A Groveport church is appealing an order made by the Ohio EPA.
Groveport interim Village Administrator Ken Salak reported that representatives of St. Mary Catholic Church filed an appeal with the Ohio EPA in regards to the Ohio EPA’s order that the church to connect to the village of Groveport’s sanitary sewer system and abandon its private sewage disposal system. The agency issued a similar order to neighboring Bright Innovations LLC.
In an statement Aug. 29, the Ohio EPA noted that water quality samples taken in June 2008 from the ditch across from St. Mary Catholic Church "show fecal coliform and E. coli levels in excess of state water quality standards. This is a potential risk to human health."
St. Mary Catholic Church would be required to connect to the existing sewer line, which now only extends to Greenpointe Drive, by spring 2009 with Bright Innovations ordered to tie in after the church is connected. The property owners were given 30 days to appeal the ruling.
According to Salak, the church wants to review its options which include, repairing the current system, hooking up to the sewer at the rear of the church property or attaching to the newly installed line on Groveport Road.
In October, Groveport Village Council plans to further discuss a proposed, 2,100 foot, approximately $840,000 sanitary sewer line would include properties along Groveport Road extending west from Greenpointe Drive to the First Baptist Church of Groveport property and would serve an area encompassing 240 acres.
"It’s not uncommon for the agency to require property owners to connect to a sewer system when necessary," said Erin Strouse of the Ohio EPA in a Sept. 2 interview. She added that, over the past two years, the Ohio EPA has issued similar orders to about a dozen other property owners around the state.
Strouse maintains the Ohio EPA has the authority to require a municipality to maintain public health and abate nuisances. She further stated the agency can require property owners who are responsible for their own systems to take the proper steps to ensure the public health.
On Aug. 29, the Ohio EPA stated it "believes that a central sewer to serve this area is needed and is the most appropriate solution as a sewer line accounting for future growth is part of Groveport’s long term infrastructure needs."
The Ohio EPA further stated it "has worked for many years with the involved parties to reach a mutually acceptable resolution, but these efforts have been unsuccessful." Ohio EPA officials feel they "must now proceed with its statutory duty to protect public health and the environment," and "is issuing these orders to begin the process of ensuring that sewage in this area is being handled properly."

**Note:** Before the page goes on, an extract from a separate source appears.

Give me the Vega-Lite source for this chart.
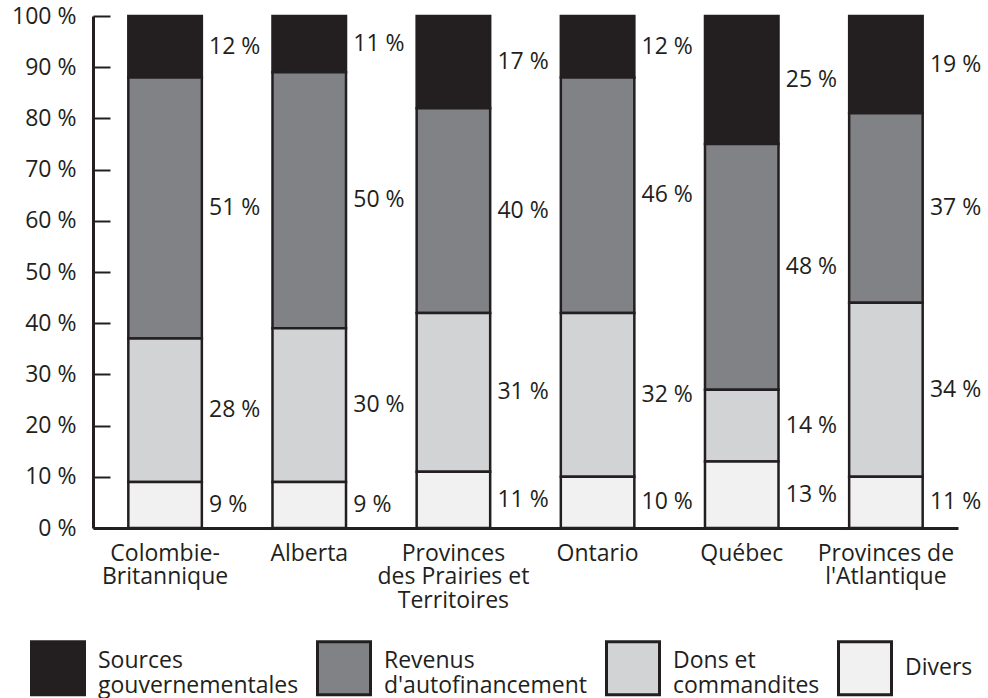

"The Ohio EPA intends to require the remaining property owners along Groveport Road to tie in as the sewer becomes available and accessible," the Ohio EPA said in its Aug. 29 statement. "There are more than a dozen parcels owned by nine landowners along Groveport Road between Greenpointe Drive and Swisher Road that are all served by individual sewage treatment systems. These parcels consist of semi-public facilities, single family rental properties, private residences, and an undeveloped lot and a farm field."
The Ohio EPA indicated it would consider modifying its orders if Groveport decides to construct the sewer line extension.
"Should that occur the property owners would be simply required to connect to the line when it becomes available," according to the Ohio EPA.
Groveport Village Council initially rejected the proposed Groveport Road sewer project by a split vote in December 2006 as some council members felt the direct assessments to fund the project would be a burden on the affected property owners. Plus, some property owners in the area feel they do not have sewage problems and therefore do not need the new sewer. However, supporters of the project – including Marc Studley of Access Storage and representatives of the First Baptist Church of Groveport – and the Ohio EPA brought the project back to the attention of Groveport officials in August.
"The village never indicated it would pay to put the sewer line in," said Groveport Law Director Kevin Shannon in a Sept. 2 interview. "There was never any conclusion the village would pay for it."
Shannon said the intention would be, if the project were to proceed, for the village to go to the property owners and ask how they want to pay for the sewer project.
"Some want assessments and some don’t want assessments," said Shannon, who added that in past discussions a majority of property owners did not want to be assessed for the project.
Council has indicated it is waiting to for the affected area’s property owners to tell the village what they want.
Salak provided estimates for direct assessments to affected property owners that would fund the sewer project. Two sets of estimates based on acreage and frontage for the 16 properties were tabulated.
The 20 year, estimated total assessments for the 16 properties for the proposed project range from $4,516 to $369,952 based on acreage; and from $13,395 to $155,892 based on frontage. Estimated annual payments range from $350 to $28,689 based on acreage; and from $1,039 to $12,089 based on frontage.
Shannon said direct assessments are used to pay for a project when a municipality determines there is a need to extend a utility and the affected property owners have not voluntarily petitioned the government to do so. Approval of a resolution of necessity for the project would require five of six council votes for approval if the proposed project is not requested by petition by a majority of the affected property owners.